A planning software bug would be worrisome, because the planning system is tested prior to combat use. If it went undetected, that would bring the testing process into question. Since much of the software used to plan aircraft missions is closely related to software used to target missiles such as Tomahawk, any serious error would have fleet-wide implications. To make matters far more interesting, if indeed the missiles missed badly it may be difficult to say with any certainty whether the problem was in the planning software or in GPS itself. That the other weapons hit their aim points would prove nothing, since their human aimers would find it so easy to compensate for software errors that they might go entirely unnoticed. Past recent combat success with JSOW, however, suggests that the planning software works as intended.

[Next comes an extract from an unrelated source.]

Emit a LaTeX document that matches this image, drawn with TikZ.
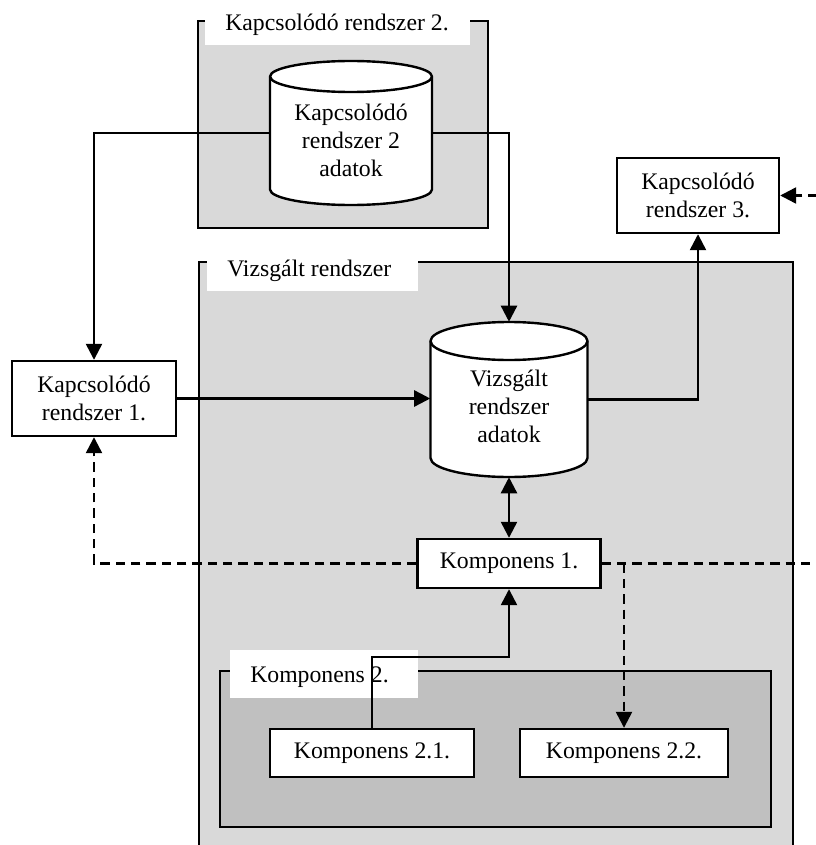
\documentclass[tikz,border=0pt]{standalone}
\usepackage{fontspec}
\setmainfont{Liberation Serif}
\usetikzlibrary{arrows.meta}

\definecolor{paneA}{RGB}{217,217,217}
\definecolor{paneB}{RGB}{192,192,192}

% Database drum: #1 centre x, #2 top, #3 bottom, #4 x radius, #5 y radius
\newcommand{\dbdrum}[5]{%
  \filldraw[drum, fill=white] ({#1-#4},{#2+#5}) -- ({#1-#4},{#3-#5})
    .. controls ({#1-#4},{#3-#5+0.5523*#5}) and ({#1-0.5523*#4},{#3}) .. ({#1},{#3})
    .. controls ({#1+0.5523*#4},{#3}) and ({#1+#4},{#3-#5+0.5523*#5}) .. ({#1+#4},{#3-#5})
    -- ({#1+#4},{#2+#5})
    .. controls ({#1+#4},{#2+#5-0.5523*#5}) and ({#1+0.5523*#4},{#2}) .. ({#1},{#2})
    .. controls ({#1-0.5523*#4},{#2}) and ({#1-#4},{#2+#5-0.5523*#5}) .. cycle;
  \draw[drum] ({#1-#4},{#2+#5})
    .. controls ({#1-#4},{#2+#5+0.5523*#5}) and ({#1-0.5523*#4},{#2+2*#5}) .. ({#1},{#2+2*#5})
    .. controls ({#1+0.5523*#4},{#2+2*#5}) and ({#1+#4},{#2+#5+0.5523*#5}) .. ({#1+#4},{#2+#5});
}

\begin{document}
\begin{tikzpicture}[x=0.75pt,y=-0.75pt,
  txt/.style={font=\fontsize{17.8}{21}\selectfont, align=center, inner sep=0pt},
  pane/.style={draw=black, line width=1.8pt, fill=#1},
  tagfill/.style={fill=white},
  drum/.style={draw=black, line width=1.8pt},
  box/.style={draw=black, fill=white, line width=1.8pt, inner sep=0pt,
    align=center, font=\fontsize{17.8}{21}\selectfont},
  hold/.style={inner sep=0pt, draw=none},
  tip/.style={-{Triangle[length=12pt,width=12pt]}},
  both/.style={{Triangle[length=12pt,width=12pt]}-{Triangle[length=12pt,width=12pt]}},
  conn/.style={line width=1.8pt},
  dashline/.style={line width=1.8pt, dash pattern=on 7pt off 4.5pt}
]
\useasboundingbox (0,0) rectangle (816,845);
\clip (0,0) rectangle (816,845);

% --- Kapcsolódó rendszer 2. frame
\filldraw[pane=paneA] (198,21) rectangle (488,228);
\fill[tagfill] (205,-5) rectangle (470,45);
\node[txt, anchor=base west] (tagsys2) at (225,30.5) {Kapcsolódó rendszer 2.};

% --- Vizsgált rendszer frame
\filldraw[pane=paneA] (199,262) rectangle (793,870);
\fill[tagfill] (207,243) rectangle (418,291);
\node[txt, anchor=base west] (tagvizs) at (227,276) {Vizsgált rendszer};

% --- Komponens 2. frame
\filldraw[pane=paneB] (220,671) rectangle (771,827);
\fill[tagfill] (230,650) rectangle (418,698);
\node[txt, anchor=base west] (tagk2) at (250,682) {Komponens 2.};

% --- databases
\dbdrum{351}{61}{205}{81}{15.5}
\node[hold, minimum width=121.5pt, minimum height=108pt] (cyl2box) at (351,133) {};
\node[txt] (cyl2text) at (351,140) {Kapcsolódó\\rendszer 2\\adatok};

\dbdrum{509}{322}{477}{78.5}{19}
\node[hold, minimum width=117.75pt, minimum height=116.25pt] (vdbbox) at (509,399.5) {};
\node[txt] (vdbtext) at (509,406.5) {Vizsgált\\rendszer\\adatok};

% --- boxes
\node[box, minimum width=123pt, minimum height=56.25pt] (sys1) at (94,398.5) {Kapcsolódó\\rendszer 1.};
\node[box, minimum width=121.5pt, minimum height=56.25pt] (sys3) at (698,195.5) {Kapcsolódó\\rendszer 3.};
\node[box, minimum width=137.25pt, minimum height=36.75pt] (comp1) at (509,563.5) {Komponens 1.};
\node[box, minimum width=153pt, minimum height=36pt] (k21) at (372,753) {Komponens 2.1.};
\node[box, minimum width=156pt, minimum height=36pt] (k22) at (624,753) {Komponens 2.2.};

% --- solid connectors
\draw[conn, tip] (cyl2box.west) -| (sys1.north);
\draw[conn, tip] (cyl2box.east) -| (vdbbox.north);
\draw[conn, tip] (sys1.east) -- (sys1.east -| vdbbox.west);
\draw[conn, tip] (vdbbox.east) -| (sys3.south);
\draw[conn, both] (vdbbox.south) -- (comp1.north);
\draw[conn, tip] (k21.north) -- ++(0,-71) -| (comp1.south);

% --- dashed connectors
\draw[dashline, tip] (comp1.west) -| (sys1.south);
\draw[dashline, tip] (comp1.east) -- (840,563.5) |- (sys3.east);
\draw[dashline, tip] (k22.north |- comp1.east) -- (k22.north);
\end{tikzpicture}
\end{document}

That leaves GPS, which is the most worrying possibility of all. GPS is so widely used in U.S. weapons that its loss would be devastating. To a remarkable extent, it is the basis for the emerging network-centric approach to combat, in which sensors distinct from the attacking platform determine the location of a target, which can be engaged by a weapon designed to fly to a specified place on the earth. Incidentally, similar considerations apply to forms of mine countermeasures in which one platform finds mines and another destroys them. Without some means of knowing exactly where it is at all times, a sensor cannot effectively specify the location of a target.

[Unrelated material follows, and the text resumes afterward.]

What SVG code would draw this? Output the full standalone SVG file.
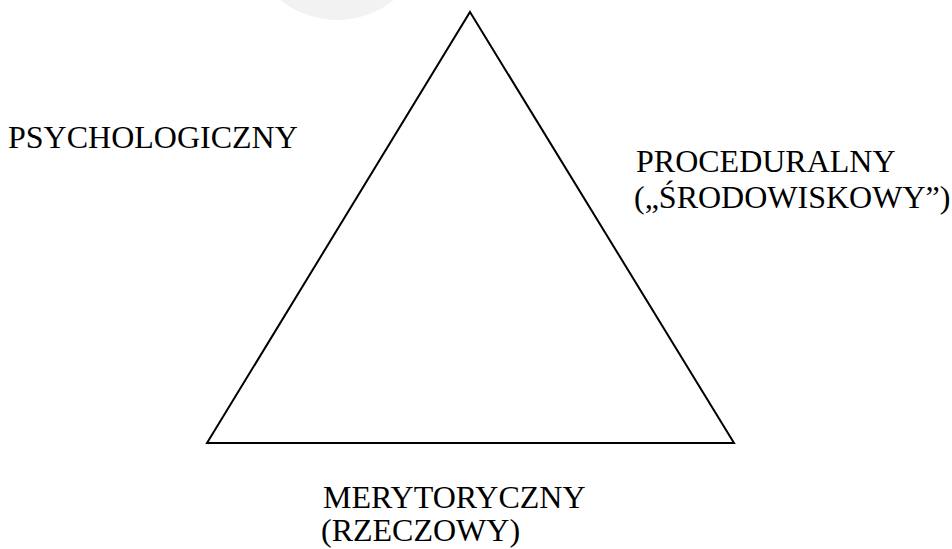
<svg xmlns="http://www.w3.org/2000/svg" width="952" height="549" viewBox="0 0 952 549">
<style>
text{font-family:"Liberation Serif","Times New Roman",serif;font-size:32px;fill:#000}
.tri{fill:none;stroke:#000;stroke-width:2}
</style>
<rect width="952" height="549" fill="#fff"/>
<circle cx="337" cy="-71" r="91" fill="#f2f2f2"/>
<g id="connectors">
<polygon class="tri" points="470,12 734,443 207,443"/>
</g>
<g id="psychologiczny"><text x="8" y="148">PSYCHOLOGICZNY</text></g>
<g id="proceduralny"><text x="636" y="172">PROCEDURALNY</text><text x="634" y="208">(„ŚRODOWISKOWY”)</text></g>
<g id="merytoryczny"><text x="323" y="508">MERYTORYCZNY</text><text x="321" y="541">(RZECZOWY)</text></g>
</svg>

GPS determines position on the basis of signals from the four closest satellites of the system. Since all are quite distant, the signals are weak. Although the antennas on the missile point up rather than down, a suitable jammer on the ground probably will pass its signal into them via their sidelobes. The Russians have been advertising exactly such jammers for some time, and the problem has been taken sufficiently seriously that the HARM missile has been modified to destroy GPS jammers. There are also anti-jam GPS receivers, but they are expensive, and they may not have been fitted to at least some JSOWs. Many weapons, including JSOW, have integrated inertial/GPS guidance, in which the inertial system takes over if GPS is disabled by jamming or other problems. In that case, accuracy would degrade visibly. One report rejected the possibility that the JSOWs had suffered from GPS jamming on the ground that surely U.S. intelligence would have detected it in advance. Given the likely value of such jamming, it seems ludicrous to imagine that anyone doing it would reveal it in advance.

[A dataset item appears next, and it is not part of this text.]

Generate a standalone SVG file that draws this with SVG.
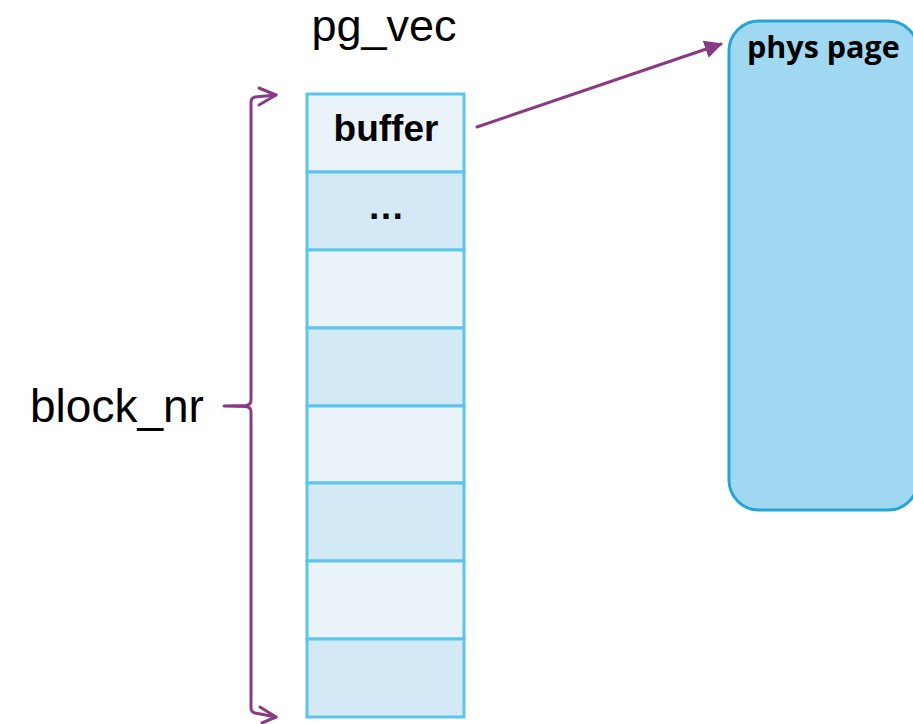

The Iraqi experience probably will accelerate U.S. efforts to overcome potential jamming. One option is the adoption of costlier anti-jam receivers, but that will raise the unit costs of the weapons whose GPS guidance made them attractively inexpensive. Another option is to strengthen the signals of later GPS satellites. That is being done, but it will be decades before all existing satellites are replaced. Another option, unfortunately, cannot be implemented. As conceived, GPS had a coded military-only signal, offering greater precision. Coding was valued not only for secrecy but also because it made a signal easier to detect in the presence of jamming noise. The Clinton administration decided that the military-only signal would be released to the public, on the ground that better navigation offered advantages far too great to ignore. Finally, there is, of course, the anti-jammer missile.